With the onslaught of COVID-19 and its associated restrictions and SOPs, there has been a surge in costs of certain amenities and goods. Public transport costs have increased because by law carrier vehicles can only carry a restricted (half the usual) number of passengers; the transport providers have as a result doubled the price of transport fares to make up the difference. The hiking of these costs poses a financial challenge to studies as transport re-imbursement costs increase and need to be taken into account: also, fewer people might show up at the recruitment sites because of the expense of transport and this will lead to few enrollments and therefore slow down the research. As well, prices on the market for materials and gadgets necessary for preventing the spread of the virus, like PPE and hand sanitizer, have also soared as companies and businesses possibly try to make a profit from the situation: the studies must put infection prevention measures in place and this puts further financial strain on their budget and finances.

Though not clearly documented, there is also a mental health and psychosocial impact of COVID-19 on Ugandans with many healthcare workers reporting a rise in cases of stress, anxiety, depression and suicide, following the arrival of the pandemic and its associated imposed restrictions. Conducting research in a population with increased mental stress in an equally stressful environment is bound to produce unexpected situations and results, and therefore needs to be taken into consideration.

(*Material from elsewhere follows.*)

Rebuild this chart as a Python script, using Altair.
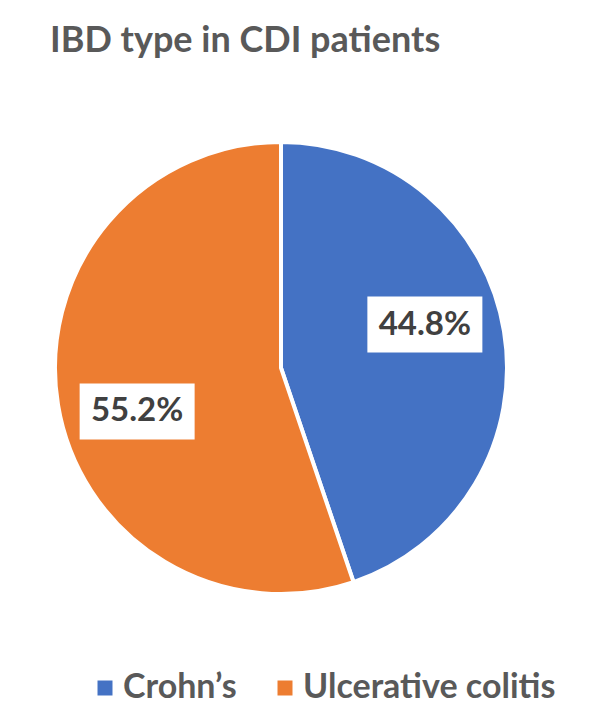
import altair as alt
import pandas as pd

# IBD type among CDI patients (share of patients, %)
ibd_types = ["Crohn’s", "Ulcerative colitis"]
percent = [44.8, 55.2]
colors = ["#4472C4", "#ED7D31"]

df = pd.DataFrame({"type": ibd_types, "percent": percent})

FONT = "Lato"
SIZE = 452  # pie diameter incl. stroke
BOX = "M-1,-0.487L1,-0.487L1,0.487L-1,0.487Z"

base = alt.Chart(df)

pie = base.mark_arc(stroke="white", strokeWidth=4).encode(
    theta=alt.Theta("percent:Q", stack=True),
    color=alt.Color(
        "type:N",
        scale=alt.Scale(domain=ibd_types, range=colors),
        legend=alt.Legend(
            title=None,
            orient="none",
            direction="horizontal",
            legendX=33,
            legendY=529,
            symbolType="square",
            symbolSize=225,
            symbolStrokeWidth=0,
            labelFont=FONT,
            labelFontSize=34,
            labelFontWeight="bold",
            labelColor="#595959",
            labelOffset=1,
            columnPadding=31,
            labelLimit=400,
        ),
    ),
)

# label positions: a bit ahead of each slice's mid angle, like Excel's best fit
labels = base.transform_window(
    cum="sum(percent)", frame=[None, 0]
).transform_calculate(
    ang="(datum.cum - datum.percent / 2) / 100 * 2 * PI - 0.13",
    lx="0.665 * sin(datum.ang)",
    ly="0.665 * cos(datum.ang)",
    label="format(datum.percent, '.1f') + '%'",
)

xs = alt.X("lx:Q", scale=alt.Scale(domain=[-1, 1]), axis=None)
ys = alt.Y("ly:Q", scale=alt.Scale(domain=[-1, 1]), axis=None)

boxes = labels.mark_point(
    shape=BOX, size=13225, filled=True, color="white", opacity=1
).encode(x=xs, y=ys)

texts = labels.mark_text(
    font=FONT, fontSize=33, fontWeight="bold", color="#404040", baseline="middle"
).encode(x=xs, y=ys, text="label:N")

chart = (
    alt.layer(pie, boxes, texts)
    .properties(
        width=SIZE,
        height=SIZE,
        autosize=alt.AutoSizeParams(type="none"),
        padding={"left": 47, "top": 134, "right": 92, "bottom": 116},
        title=alt.Title(
            "IBD type in CDI patients",
            anchor="start",
            frame="group",
            font=FONT,
            fontSize=36,
            fontWeight="bold",
            color="#595959",
            baseline="alphabetic",
            offset=46,
            dx=-5,
        ),
    )
    .configure_view(stroke=None)
)

chart.save("out.html", embed_options={"renderer": "svg", "actions": False})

Although presently a lot of research and resources have gone into developing prevention and control measures, COVID-19 is still relatively novel and fast-evolving, and there are multiple knowledge gaps surrounding the understanding of its course, effective prevention, control and treatment measures, and this poses a fairly unpredictable future. More so, further impact of the disease on the country will depend on the response of the government, the international community, and quite importantly individuals in the community, in line with enforcing and maintaining observation of SOPs and other parameters put in place to reduce disease spread. It is thus vital to plan around and make room for this unpredictability and its possible effects on research as a whole.